== Items
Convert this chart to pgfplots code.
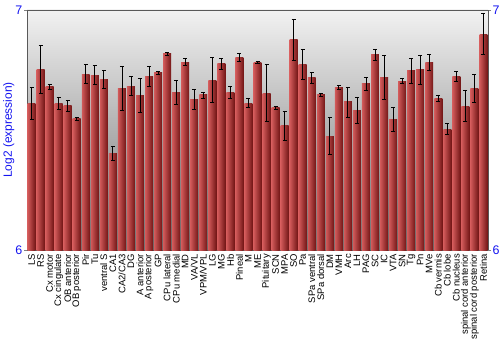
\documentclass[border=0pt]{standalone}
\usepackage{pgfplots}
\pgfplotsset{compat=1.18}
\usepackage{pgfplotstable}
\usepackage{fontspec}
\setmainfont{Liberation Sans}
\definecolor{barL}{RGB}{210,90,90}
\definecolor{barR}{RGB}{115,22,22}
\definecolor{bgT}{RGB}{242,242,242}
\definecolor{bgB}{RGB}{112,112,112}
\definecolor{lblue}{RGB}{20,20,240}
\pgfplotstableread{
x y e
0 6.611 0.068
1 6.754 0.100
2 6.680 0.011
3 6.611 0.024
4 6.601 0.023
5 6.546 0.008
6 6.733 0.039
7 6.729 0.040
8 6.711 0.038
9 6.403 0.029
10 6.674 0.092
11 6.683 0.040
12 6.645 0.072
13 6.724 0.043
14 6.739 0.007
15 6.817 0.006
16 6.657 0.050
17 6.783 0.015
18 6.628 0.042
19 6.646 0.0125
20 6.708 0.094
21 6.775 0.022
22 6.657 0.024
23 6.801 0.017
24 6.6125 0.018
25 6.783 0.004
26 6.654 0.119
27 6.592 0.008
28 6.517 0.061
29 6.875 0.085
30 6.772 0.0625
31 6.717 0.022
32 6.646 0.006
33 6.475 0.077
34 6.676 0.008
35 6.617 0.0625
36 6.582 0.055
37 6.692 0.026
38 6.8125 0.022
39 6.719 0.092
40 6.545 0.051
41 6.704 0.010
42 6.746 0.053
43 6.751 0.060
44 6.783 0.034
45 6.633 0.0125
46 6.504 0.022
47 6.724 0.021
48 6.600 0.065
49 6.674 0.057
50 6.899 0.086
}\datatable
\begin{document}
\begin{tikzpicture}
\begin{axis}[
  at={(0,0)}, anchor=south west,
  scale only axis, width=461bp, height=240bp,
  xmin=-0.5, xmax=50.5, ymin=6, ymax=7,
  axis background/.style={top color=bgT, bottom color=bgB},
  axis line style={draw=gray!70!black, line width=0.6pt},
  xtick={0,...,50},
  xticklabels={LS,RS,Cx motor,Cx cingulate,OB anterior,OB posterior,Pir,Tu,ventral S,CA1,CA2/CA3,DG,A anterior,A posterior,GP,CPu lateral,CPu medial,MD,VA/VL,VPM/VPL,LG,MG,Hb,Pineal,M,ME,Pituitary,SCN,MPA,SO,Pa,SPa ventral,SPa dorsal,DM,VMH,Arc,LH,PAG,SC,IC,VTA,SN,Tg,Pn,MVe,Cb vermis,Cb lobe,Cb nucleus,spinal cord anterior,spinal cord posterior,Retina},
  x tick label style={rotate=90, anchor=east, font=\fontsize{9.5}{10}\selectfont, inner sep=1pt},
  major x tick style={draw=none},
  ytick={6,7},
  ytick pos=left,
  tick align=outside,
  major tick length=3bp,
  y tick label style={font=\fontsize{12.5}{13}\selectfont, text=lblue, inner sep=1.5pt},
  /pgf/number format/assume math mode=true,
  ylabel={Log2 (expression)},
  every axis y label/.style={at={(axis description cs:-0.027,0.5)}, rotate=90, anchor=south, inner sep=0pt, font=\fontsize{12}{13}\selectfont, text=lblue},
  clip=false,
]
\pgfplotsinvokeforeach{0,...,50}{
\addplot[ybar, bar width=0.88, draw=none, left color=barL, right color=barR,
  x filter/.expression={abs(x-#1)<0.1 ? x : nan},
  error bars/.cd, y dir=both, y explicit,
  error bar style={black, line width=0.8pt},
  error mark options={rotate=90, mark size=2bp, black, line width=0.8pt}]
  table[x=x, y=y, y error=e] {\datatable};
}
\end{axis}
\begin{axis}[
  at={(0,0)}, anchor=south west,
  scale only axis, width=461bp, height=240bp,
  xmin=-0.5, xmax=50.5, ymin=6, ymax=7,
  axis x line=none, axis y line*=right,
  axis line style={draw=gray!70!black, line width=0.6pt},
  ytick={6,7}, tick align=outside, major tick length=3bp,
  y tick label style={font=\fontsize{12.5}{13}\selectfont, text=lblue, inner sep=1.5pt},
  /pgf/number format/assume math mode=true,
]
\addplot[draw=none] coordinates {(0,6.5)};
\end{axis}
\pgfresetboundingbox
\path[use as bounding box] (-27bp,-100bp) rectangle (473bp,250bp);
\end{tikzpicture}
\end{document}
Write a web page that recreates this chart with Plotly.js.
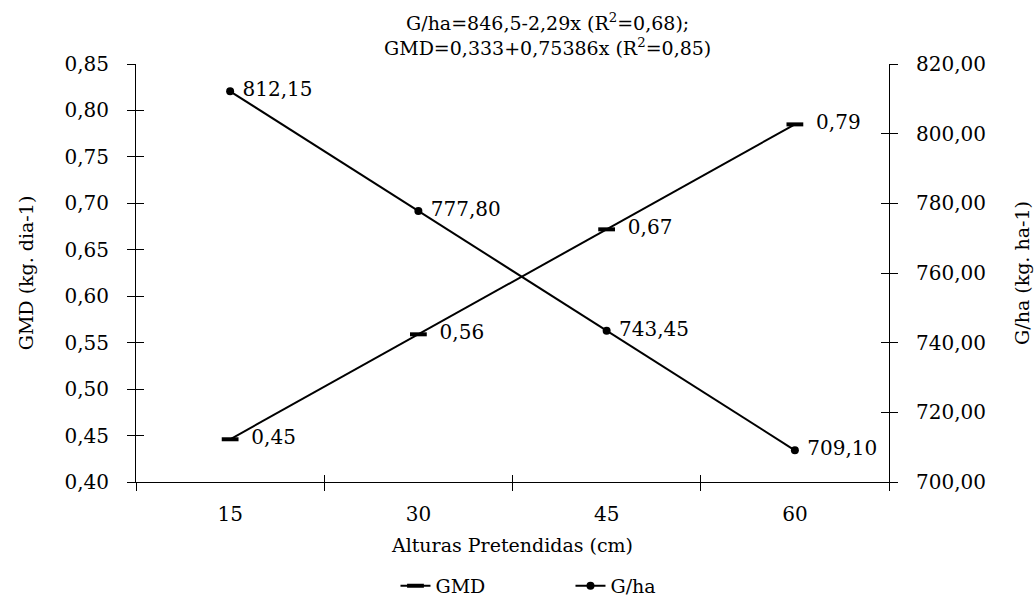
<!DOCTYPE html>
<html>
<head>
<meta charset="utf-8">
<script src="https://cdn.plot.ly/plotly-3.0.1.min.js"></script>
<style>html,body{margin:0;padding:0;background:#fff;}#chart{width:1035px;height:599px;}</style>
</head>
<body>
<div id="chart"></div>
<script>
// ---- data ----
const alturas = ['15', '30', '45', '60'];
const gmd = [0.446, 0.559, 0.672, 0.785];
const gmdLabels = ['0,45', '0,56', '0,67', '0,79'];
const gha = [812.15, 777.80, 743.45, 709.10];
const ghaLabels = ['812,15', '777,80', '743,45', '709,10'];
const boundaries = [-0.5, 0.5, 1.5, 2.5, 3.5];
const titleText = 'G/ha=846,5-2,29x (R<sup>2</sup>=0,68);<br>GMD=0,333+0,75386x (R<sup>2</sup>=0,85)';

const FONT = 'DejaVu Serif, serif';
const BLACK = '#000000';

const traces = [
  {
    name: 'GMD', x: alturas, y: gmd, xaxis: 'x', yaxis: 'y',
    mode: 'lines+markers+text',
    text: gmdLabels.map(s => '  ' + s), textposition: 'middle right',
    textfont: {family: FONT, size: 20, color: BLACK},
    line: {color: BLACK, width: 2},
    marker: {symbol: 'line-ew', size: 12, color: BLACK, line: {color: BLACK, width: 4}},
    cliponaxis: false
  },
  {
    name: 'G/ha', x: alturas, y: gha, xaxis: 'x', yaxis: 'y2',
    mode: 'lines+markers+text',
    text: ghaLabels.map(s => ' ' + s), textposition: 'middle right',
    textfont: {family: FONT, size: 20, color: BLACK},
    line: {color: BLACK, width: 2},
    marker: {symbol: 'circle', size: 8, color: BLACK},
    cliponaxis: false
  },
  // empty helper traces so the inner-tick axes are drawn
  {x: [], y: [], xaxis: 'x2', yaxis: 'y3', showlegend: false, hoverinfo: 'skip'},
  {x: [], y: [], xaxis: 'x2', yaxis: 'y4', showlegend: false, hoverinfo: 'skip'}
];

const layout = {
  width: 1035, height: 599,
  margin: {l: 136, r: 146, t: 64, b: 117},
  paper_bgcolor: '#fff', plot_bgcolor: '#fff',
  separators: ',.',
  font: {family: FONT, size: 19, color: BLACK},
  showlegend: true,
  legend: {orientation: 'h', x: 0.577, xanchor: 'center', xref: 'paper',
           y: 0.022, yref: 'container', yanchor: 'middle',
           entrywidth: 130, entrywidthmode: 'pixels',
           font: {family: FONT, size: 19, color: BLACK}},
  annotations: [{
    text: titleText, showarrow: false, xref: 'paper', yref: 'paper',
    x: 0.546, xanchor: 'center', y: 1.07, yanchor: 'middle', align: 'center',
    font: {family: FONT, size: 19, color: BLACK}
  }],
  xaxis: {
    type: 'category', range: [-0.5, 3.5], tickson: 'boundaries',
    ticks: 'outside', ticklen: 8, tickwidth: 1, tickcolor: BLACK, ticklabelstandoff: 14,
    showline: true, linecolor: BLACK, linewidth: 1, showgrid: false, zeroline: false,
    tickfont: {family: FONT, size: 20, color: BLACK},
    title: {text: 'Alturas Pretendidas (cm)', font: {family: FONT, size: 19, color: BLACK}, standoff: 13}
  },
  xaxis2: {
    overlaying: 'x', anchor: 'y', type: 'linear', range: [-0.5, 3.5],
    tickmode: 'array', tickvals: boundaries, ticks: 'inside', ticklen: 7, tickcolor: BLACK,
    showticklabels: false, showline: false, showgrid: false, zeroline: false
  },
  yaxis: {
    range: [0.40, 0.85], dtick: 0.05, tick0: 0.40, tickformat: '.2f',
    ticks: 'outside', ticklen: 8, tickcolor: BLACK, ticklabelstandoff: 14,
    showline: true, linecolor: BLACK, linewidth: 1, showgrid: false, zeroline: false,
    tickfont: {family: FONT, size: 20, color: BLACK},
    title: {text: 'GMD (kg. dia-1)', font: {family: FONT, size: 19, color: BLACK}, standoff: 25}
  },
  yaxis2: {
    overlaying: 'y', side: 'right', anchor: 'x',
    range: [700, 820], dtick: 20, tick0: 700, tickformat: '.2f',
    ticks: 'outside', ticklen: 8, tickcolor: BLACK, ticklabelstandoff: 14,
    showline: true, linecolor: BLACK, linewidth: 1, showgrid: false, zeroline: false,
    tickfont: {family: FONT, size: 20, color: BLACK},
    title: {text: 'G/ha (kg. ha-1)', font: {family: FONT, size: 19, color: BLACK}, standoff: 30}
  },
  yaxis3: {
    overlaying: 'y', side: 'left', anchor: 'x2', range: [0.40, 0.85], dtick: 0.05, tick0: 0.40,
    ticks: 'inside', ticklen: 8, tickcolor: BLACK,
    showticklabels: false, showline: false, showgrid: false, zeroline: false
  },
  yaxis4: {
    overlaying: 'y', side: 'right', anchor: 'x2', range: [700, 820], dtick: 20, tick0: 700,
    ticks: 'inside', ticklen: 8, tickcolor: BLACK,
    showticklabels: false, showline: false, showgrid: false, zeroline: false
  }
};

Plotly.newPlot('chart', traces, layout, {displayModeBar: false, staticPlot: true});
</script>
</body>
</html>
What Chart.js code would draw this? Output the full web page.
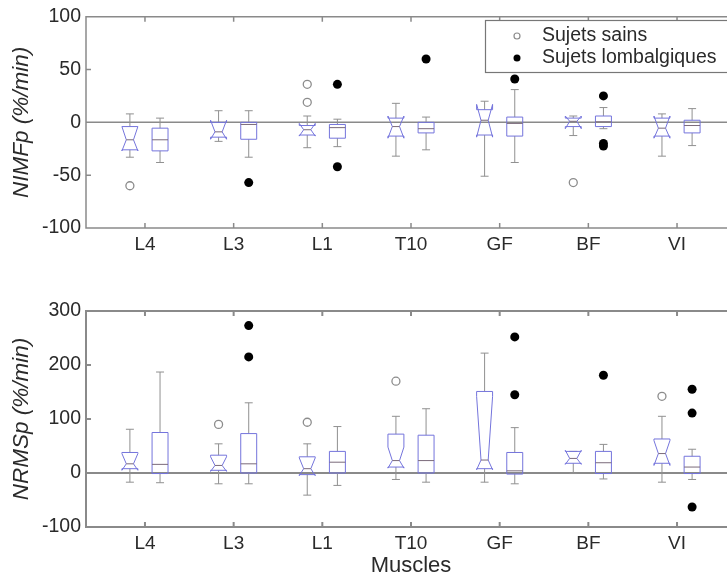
====
■ **What the task asks**: Repeat, word for word, the lines of the material above from the one holding "Write a web" through the one holding "const BLACK = '#000000';". Leave out pictures.

■ **Full answer**:
Write a web page that recreates this chart with Plotly.js.
<!DOCTYPE html>
<html>
<head>
<meta charset="utf-8">
<script src="https://cdn.plot.ly/plotly-3.0.1.min.js"></script>
<style>html,body{margin:0;padding:0;background:#fff;}#chart{width:1035px;height:599px;}</style>
</head>
<body>
<div id="chart"></div>
<script>
// ---- data ----
const alturas = ['15', '30', '45', '60'];
const gmd = [0.446, 0.559, 0.672, 0.785];
const gmdLabels = ['0,45', '0,56', '0,67', '0,79'];
const gha = [812.15, 777.80, 743.45, 709.10];
const ghaLabels = ['812,15', '777,80', '743,45', '709,10'];
const boundaries = [-0.5, 0.5, 1.5, 2.5, 3.5];
const titleText = 'G/ha=846,5-2,29x (R<sup>2</sup>=0,68);<br>GMD=0,333+0,75386x (R<sup>2</sup>=0,85)';

const FONT = 'DejaVu Serif, serif';
const BLACK = '#000000';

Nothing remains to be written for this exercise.